Monday, February 06, 2012

Why Duels Should Make a Comeback

If you're like most folks in the Western world, one of the few phrases you won't see much in popular media is "defending honor".  It certainly seems that over the course of the last century or so, honor has taken a back seat to self-determinism, independence, and spiting your parents for the fun of it.  It's high time for it to make a comeback.

What is honor?  According to the Oxford Dictionary on my Mac, it's respect, esteem, or a woman's chastity.  I'm only arguing for the first two definitions here.  The problem today's young whippersnappers have—this so-called Millennial Generation—is that we're way more focused on feeling good about ourselves and our buddies in the now than we are on being socially proper or respectable over the long haul.  In general, we jump from job to job as we get bored, get married when we feel like it instead of when we're "supposed" to, and value instant gratification above reputation and dignity (because that picture of you in high school with a toilet seat around your neck, beer in hand, is WAY too funny to keep off of Facebook).

How can we go about re-instilling honor in the West?  It obviously works well for our Asian counterparts.  A Japanese third grader vying to protect his family's honor academically could run laps around most English-speaking college freshman.  Thanks to a national sense of honor, communist China has its act together well enough to own a quarter of the US debt (though even China crosses the street when it sees European debt coming down the sidewalk).  If history has any answers for us, we may find that re-legalizing duels to defend our honor will work wonders in revitalizing us so that we are better people physically, mentally, and socially.

For anyone who favors bringing back the draft, this should make sense: people who tremble for their lives are far more likely to appreciate what they're defending when what they're defending demands it.  It's kinda like Stockholm syndrome but cooler.  Tell people their honor is at stake whenever someone drops a glove at their feet or builds a mosque in Lower Manhattan, and you'll have a clan of honor-hungry people looking to off anyone and anything that threatens them.  After all, that's what made Rome great!

Duels work like this: you offend the honor of some holier-than-thou person with a rod up his backside, he gets his underpants all in a twist, and then he challenges you to defend your own honor with your life.  You either accept the challenge, or slink away solemnly to live out your days in shame.  If you accept, you get to pick the weapons, be they swords, pistols, or perhaps sausages.  You and the Holy One each pick a best mate to try and litigate on your behalf first, and if that doesn't work, then GAME ON!  Alternatively, if you're more hands-on you can duel by partaking in "gouging", which is more like wrestling with an aim to gouge out the eye of your opponent or—less preferably all around—mutilate his genitals.  This was prevalent in the American south of the plantation era, where it would probably still be favored today by the best trailer trash still vying for Darwin Award nominations.

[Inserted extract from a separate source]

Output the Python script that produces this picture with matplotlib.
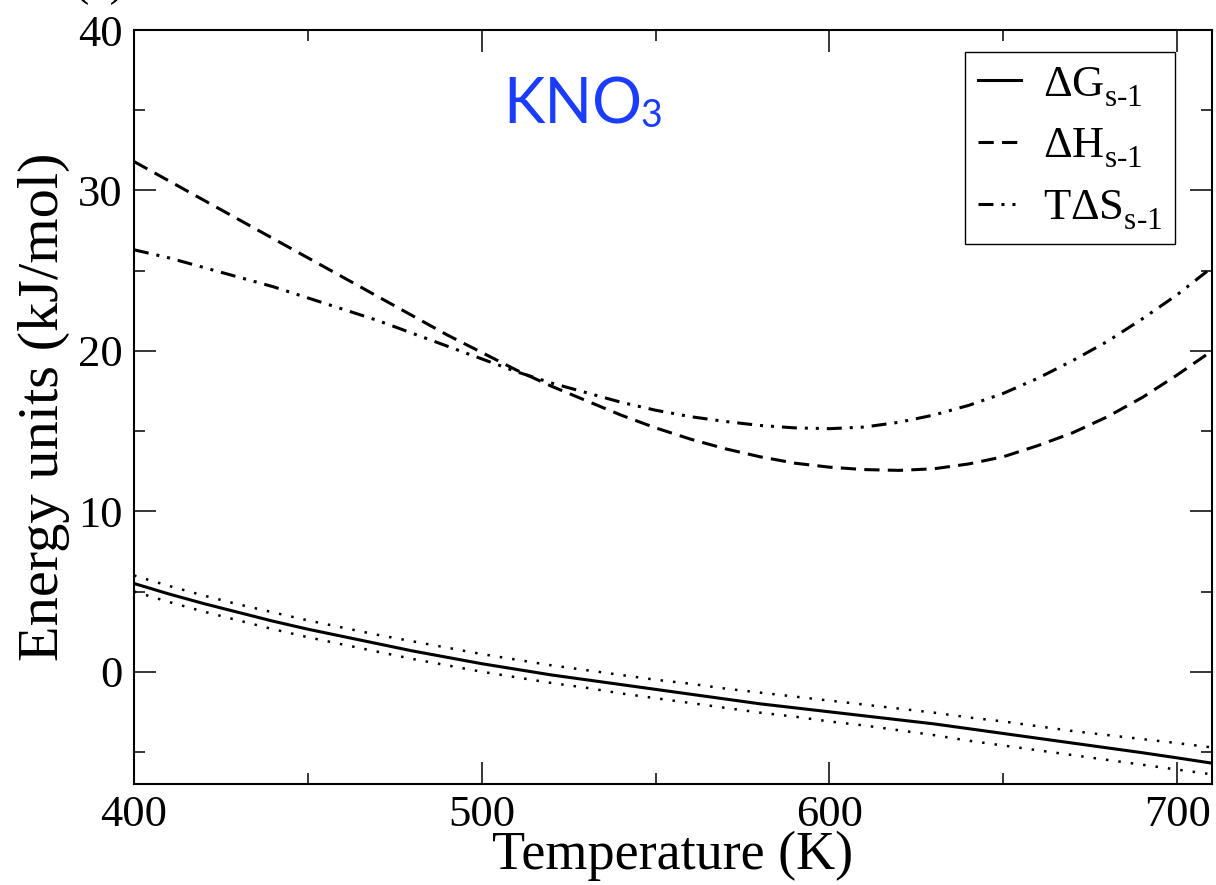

The constant, giddy excitement one would feel from never knowing when he'd be invited to a duel would lead to some pretty great perks.  One, people would stop slagging on their least loved brethren for fear of death or castration.  Two, everyone would have a reason to take fencing classes, which would both invigorate the economy and trim down the increasing population of fat people.  Three, everyone would have a great new story to tell about themselves or their friends.  And four, losers of gouging would have a fabulous opportunity to put on pirate costumes and put their eye patches to good use at Halloween parties.

Sure, there might be some opponents to this, such as the Catholic Church who would call this practice barbaric or ungodly, but they also banned crossbows and contraception so their sense of fun is a bit passé.  Politicians might also make an example of the duel between Alexander Hamilton, the original architect of the US economic system, and Aaron Burr who was VP to Thomas Jefferson at the time.  But, Jefferson didn't like either guy so most of us don't really care.

The long and the short of it is, duels are a great "Invisible Hand" that would whip us into shape both physically and socially.  And given what we've learned about prison reform, being in better physical shape makes us feel better about ourselves.  When we feel better about ourselves, we are more likely to get along socially and might even achieve world peace.  Then, every Miss World contestant would see her cliché wish come true and fall into a fit of ecstasy, and really, who wouldn't want to see that?